Here's the uncomfortable truth: most early-stage hires fail, and it's rarely because founders pick bad people. The real problem is that startups hire for roles that don't actually exist yet. You're not filling a position—you're guessing what you'll need while everything around you changes. Understanding this changes how you approach your first hire entirely.

Early Roles Aren't Jobs—They're Experiments

Traditional job descriptions list specific responsibilities, required skills, and clear success metrics. They work beautifully for established companies where the role has been refined over years. But your startup isn't an established company. You're still figuring out what actually needs doing.

When you hire your first marketing person, you might think you need someone to run Facebook ads. Six weeks later, you discover your customers actually come from LinkedIn outreach. Now you need a completely different skill set. The role you hired for no longer exists. This isn't a failure of hiring—it's a failure of expecting stability in an unstable environment.

Instead of writing job descriptions, write problem statements. What's the core challenge you need solved? What outcomes would make this hire successful regardless of how they achieve them? Look for adaptable generalists who can navigate ambiguity, not specialists optimized for roles that might evaporate. The best early hires are comfortable saying "I've never done this before, but I'll figure it out."

Takeaway

Define your first hire around problems to solve and outcomes to achieve, not specific tasks. The job will change—hire someone who can change with it.

Structure Trial Periods That Actually Work

Most trial periods are theater. You give someone three months, they perform reasonably well, and you keep them because firing feels harsh. Meanwhile, deep misalignments stay hidden until they become expensive. The problem isn't the trial period—it's how you structure it.

Effective trials have specific, measurable milestones agreed upon before day one. Not vague goals like "get up to speed" but concrete deliverables: close three sales calls independently, launch one marketing campaign end-to-end, reduce customer response time by 40%. Both parties know exactly what success looks like. This protects you from wishful thinking and protects them from unclear expectations.

Consider paid project work before full-time offers. Give candidates a real problem—something that would take 10-20 hours—and pay them fairly to solve it.

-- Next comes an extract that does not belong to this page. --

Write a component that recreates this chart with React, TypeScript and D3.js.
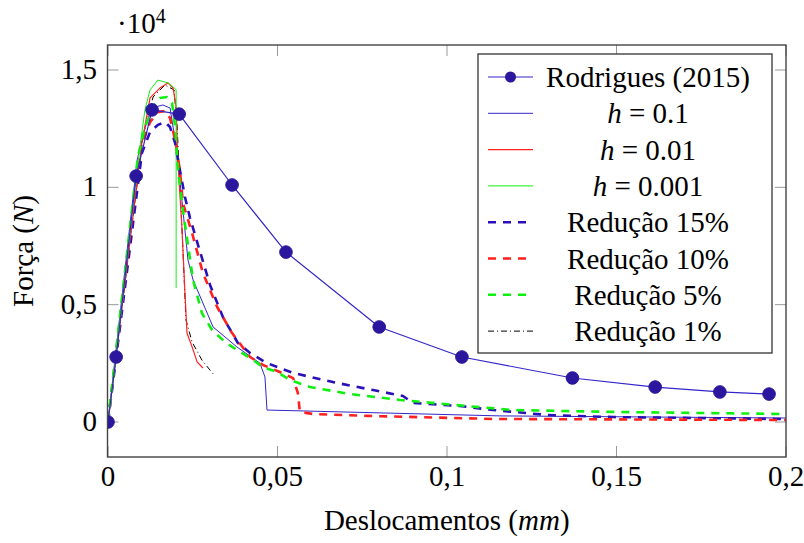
import React from 'react';
import * as d3 from 'd3';

type Pt = [number, number];

// values (x in mm, y in N)
const rodrigues: Pt[] = [
  [0, 0], [0.0024, 2770], [0.0083, 10480], [0.013, 13300], [0.021, 13120],
  [0.0366, 10100], [0.0525, 7240], [0.080, 4050], [0.1044, 2770], [0.137, 1875],
  [0.1614, 1490], [0.1805, 1280], [0.195, 1190],
];

const h01: Pt[] = [
  [0, 0], [0.0086, 11160], [0.0115, 12870], [0.0139, 13420], [0.0162, 13510],
  [0.0183, 13380], [0.0192, 12570], [0.0206, 11160], [0.0221, 9030], [0.0236, 6900],
  [0.0251, 6050], [0.031, 4050], [0.038, 3200], [0.0448, 2510], [0.0463, 1920],
  [0.0469, 510], [0.1156, 260], [0.2, 170],
];

const h001: Pt[] = [
  [0, 0], [0.0100, 11890], [0.0124, 13810], [0.0153, 14230], [0.0177, 14450],
  [0.0192, 14230], [0.0201, 13420], [0.0206, 11160], [0.0218, 8310], [0.0227, 5500],
  [0.0233, 3790], [0.0248, 3200], [0.0263, 2560], [0.028, 2300],
];

const h0001: Pt[] = [
  [0, 0], [0.0094, 11720], [0.0109, 13300], [0.0124, 14150], [0.0147, 14570],
  [0.0177, 14450], [0.0192, 14280], [0.0201, 14150], [0.0201, 5710],
];

const red15: Pt[] = [
  [0, 0], [0.01, 11460], [0.0124, 12360], [0.0147, 12660], [0.0168, 12780],
  [0.0183, 12570], [0.0198, 11890], [0.0212, 10740], [0.0227, 9590], [0.0242, 8690],
  [0.0263, 7670], [0.0301, 5840], [0.0339, 4470], [0.0383, 3370], [0.0419, 2940],
  [0.0469, 2510], [0.0546, 2090], [0.0664, 1700], [0.0782, 1360], [0.087, 1110],
  [0.09, 810], [0.1038, 680], [0.1136, 510], [0.1295, 300], [0.149, 210],
  [0.197, 130], [0.2, 120],
];

const red10: Pt[] = [
  [0, 0], [0.0094, 11590], [0.0124, 12780], [0.0147, 13210], [0.0168, 13250],
  [0.0183, 12950], [0.0198, 12020], [0.0212, 10740], [0.0221, 9330], [0.0248, 8050],
  [0.028, 6350], [0.0322, 4900], [0.0366, 3790], [0.0419, 2770], [0.0457, 2430],
  [0.0507, 2130], [0.0546, 1870], [0.056, 1240], [0.0566, 430], [0.0605, 340],
  [0.0764, 260], [0.1136, 130], [0.2, 85],
];

const red5: Pt[] = [
  [0, 0], [0.0088, 11290], [0.0109, 12570], [0.0133, 13420], [0.0153, 13810],
  [0.0174, 13850], [0.0189, 13590], [0.0198, 12570], [0.0206, 10870], [0.0221, 9030],
  [0.0236, 7540], [0.0251, 6050], [0.0277, 4640], [0.0307, 3920], [0.0345, 3410],
  [0.038, 3070], [0.0419, 2730], [0.0457, 2340], [0.0499, 2130], [0.0537, 1790],
  [0.0596, 1490], [0.0714, 1190], [0.0861, 940], [0.1059, 680], [0.1195, 510],
  [0.149, 430], [0.2, 340],
];

const red1: Pt[] = [
  [0, 0], [0.0103, 12150], [0.0133, 13850], [0.0168, 14360], [0.0195, 14150],
  [0.0204, 12570], [0.0218, 8310], [0.023, 4350], [0.0248, 3410], [0.0277, 2640],
  [0.031, 2050],
];

const xTicks = [0, 0.05, 0.1, 0.15, 0.2];
const xTickLabels = ['0', '0,05', '0,1', '0,15', '0,2'];
const yTicks = [0, 5000, 10000, 15000];
const yTickLabels = ['0', '0,5', '1', '1,5'];

const BLUE = '#3326c8';
const MARK = '#2b169e';
const DBLUE = '#2a10b8';
const RED = '#ff2020';
const GREEN = '#10f010';

interface Series {
  label: React.ReactNode;
  data: Pt[];
  color: string;
  width: number;
  dash?: string;
  marker?: boolean;
}

const series: Series[] = [
  { label: 'Rodrigues (2015)', data: rodrigues, color: BLUE, width: 1.2, marker: true },
  { label: <><tspan fontStyle="italic">h</tspan> = 0.1</>, data: h01, color: BLUE, width: 1 },
  { label: <><tspan fontStyle="italic">h</tspan> = 0.01</>, data: h001, color: RED, width: 1.2 },
  { label: <><tspan fontStyle="italic">h</tspan> = 0.001</>, data: h0001, color: GREEN, width: 1 },
  { label: 'Redução 15%', data: red15, color: DBLUE, width: 2.6, dash: '8,7' },
  { label: 'Redução 10%', data: red10, color: RED, width: 2.6, dash: '8,7' },
  { label: 'Redução 5%', data: red5, color: GREEN, width: 2.6, dash: '8,7' },
  { label: 'Redução 1%', data: red1, color: '#000', width: 1, dash: '6,3,1,3' },
];

const W = 804;
const H = 543;
const left = 107.5, right = 786, top = 45, bottom = 457;
const FONT = '"Liberation Serif", "DejaVu Serif", serif';
const FS = 29;

export default function App() {
  const x = d3.scaleLinear().domain([0, 0.2]).range([108, 786]);
  const y = d3.scaleLinear().domain([0, 15000]).range([422, 70]);
  const line = d3.line<Pt>().x(d => x(d[0])).y(d => y(d[1]));

  // draw order: dash-dot below the thin red, reference on top
  const drawOrder = [series[7], ...series.slice(1, 7), series[0]];

  const legX = 478, legY = 54, legW = 294, legH = 299;
  const rowY0 = 77, rowStep = 36.3;

  return (
    <svg width={W} height={H} style={{ position: 'absolute', left: 0, top: 0, fontFamily: FONT }}
      fontSize={FS}>
      <defs>
        <clipPath id="plot">
          <rect x={left} y={top} width={right - left} height={bottom - top} />
        </clipPath>
      </defs>
      <rect width={W} height={H} fill="#fff" />

      {/* ticks */}
      <g stroke="#999" strokeWidth={1}>
        {xTicks.map(t => (
          <g key={t}>
            <line x1={x(t)} x2={x(t)} y1={bottom} y2={bottom - 11} />
            <line x1={x(t)} x2={x(t)} y1={top} y2={top + 11} />
          </g>
        ))}
        {yTicks.map(t => (
          <g key={t}>
            <line x1={left} x2={left + 11} y1={y(t)} y2={y(t)} />
            <line x1={right} x2={right - 11} y1={y(t)} y2={y(t)} />
          </g>
        ))}
      </g>

      {/* series */}
      <g clipPath="url(#plot)" fill="none">
        {drawOrder.map((s, i) => (
          <path key={i} d={line(s.data) ?? ''} stroke={s.color} strokeWidth={s.width}
            strokeDasharray={s.dash} strokeLinejoin="round" />
        ))}
        {rodrigues.map((d, i) => (
          <circle key={i} cx={x(d[0])} cy={y(d[1])} r={6.3} fill={MARK} stroke={MARK} />
        ))}
      </g>

      {/* axis box */}
      <rect x={left} y={top} width={right - left} height={bottom - top}
        fill="none" stroke="#444" strokeWidth={1.4} />

      {/* tick labels */}
      {xTicks.map((t, i) => (
        <text key={t} x={x(t)} y={486} textAnchor="middle">{xTickLabels[i]}</text>
      ))}
      {yTicks.map((t, i) => (
        <text key={t} x={97} y={y(t) + 9} textAnchor="end">{yTickLabels[i]}</text>
      ))}
      <text x={117} y={33}>·10<tspan fontSize={20} dy={-10}>4</tspan></text>

      {/* axis labels */}
      <text x={(left + right) / 2} y={530} textAnchor="middle">
        Deslocamentos (<tspan fontStyle="italic">mm</tspan>)
      </text>
      <text transform={`translate(33,${(top + bottom) / 2}) rotate(-90)`} textAnchor="middle">
        Força (<tspan fontStyle="italic">N</tspan>)
      </text>

      {/* legend */}
      <rect x={legX} y={legY} width={legW} height={legH} fill="#fff" stroke="#333" strokeWidth={1.3} />
      {series.map((s, i) => {
        const ry = rowY0 + i * rowStep;
        return (
          <g key={i}>
            <line x1={488} x2={533} y1={ry} y2={ry} stroke={s.color} strokeWidth={s.width}
              strokeDasharray={s.dash} />
            {s.marker && <circle cx={510.5} cy={ry} r={5.5} fill={MARK} />}
            <text x={648} y={ry + 10} textAnchor="middle">{s.label}</text>
          </g>
        );
      })}
    </svg>
  );
}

You'll learn more about their thinking, communication style, and actual abilities than any interview could reveal. They'll learn whether they actually enjoy working with you. Both sides can walk away without the weight of a "failed" employment. It's dating before marriage.

Takeaway

Before offering full-time positions, run paid projects with clear deliverables. You'll both learn more in two weeks of real work than in five rounds of interviews.

Cut Losses Fast or Pay Slowly

You'll know within weeks if something is wrong. A subtle feeling that you're over-explaining. Tasks coming back slightly off. The energy drain of managing someone who should be making your life easier. Most founders ignore these signals for months, hoping things improve. They rarely do.

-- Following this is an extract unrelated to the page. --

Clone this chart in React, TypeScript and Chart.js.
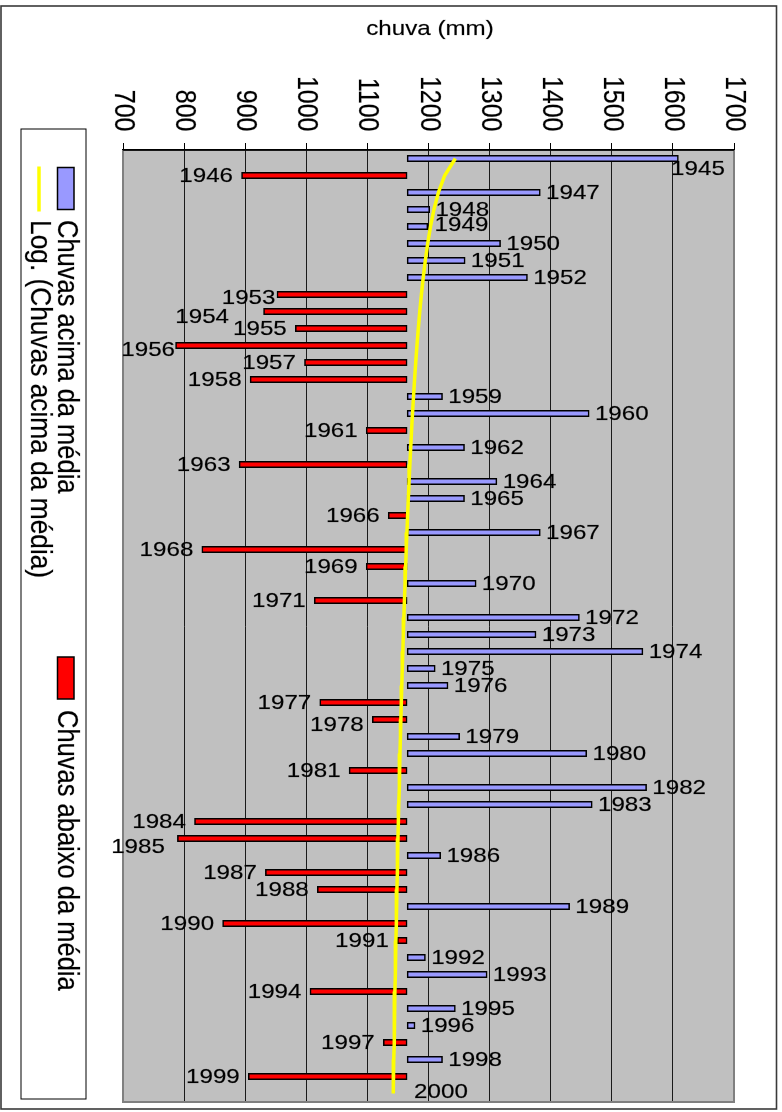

The cost of a bad early hire extends far beyond salary. There's the opportunity cost of work not done well. The cultural damage of keeping someone who isn't performing. The time you spend managing problems instead of building. And perhaps worst: the emotional debt of avoiding a difficult conversation while resentment builds on both sides.

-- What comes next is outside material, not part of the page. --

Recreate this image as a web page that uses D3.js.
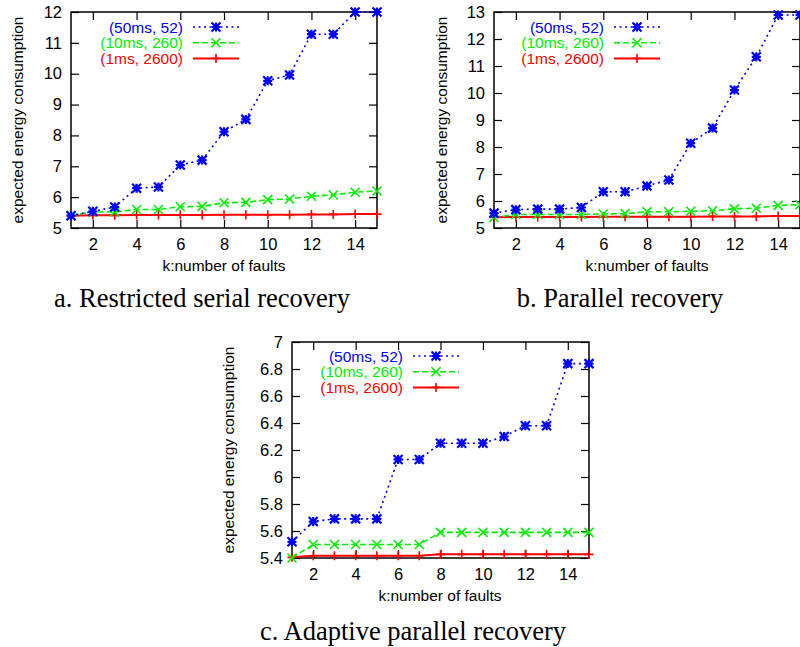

Create a simple decision framework. After the agreed trial milestones, ask three questions: Would I enthusiastically hire this person again knowing what I know now? Are they making my job easier or harder? Do they take initiative or wait for direction? If you can't answer positively to all three, have the conversation immediately. Be generous with severance, kind in delivery, but decisive in action. Speed is mercy—for both of you.

Takeaway

If you wouldn't enthusiastically rehire someone after their trial period, act immediately. The situation almost never improves, and delay only increases the damage.

Your first hire will probably be wrong—not because you're bad at hiring, but because early-stage startups are fundamentally unpredictable. The role you need today might vanish tomorrow. Accept this reality and design around it.

Define problems instead of positions. Run real trials with real milestones. And when something isn't working, move quickly. The founders who build great teams aren't the ones who hire perfectly—they're the ones who learn and adjust fastest.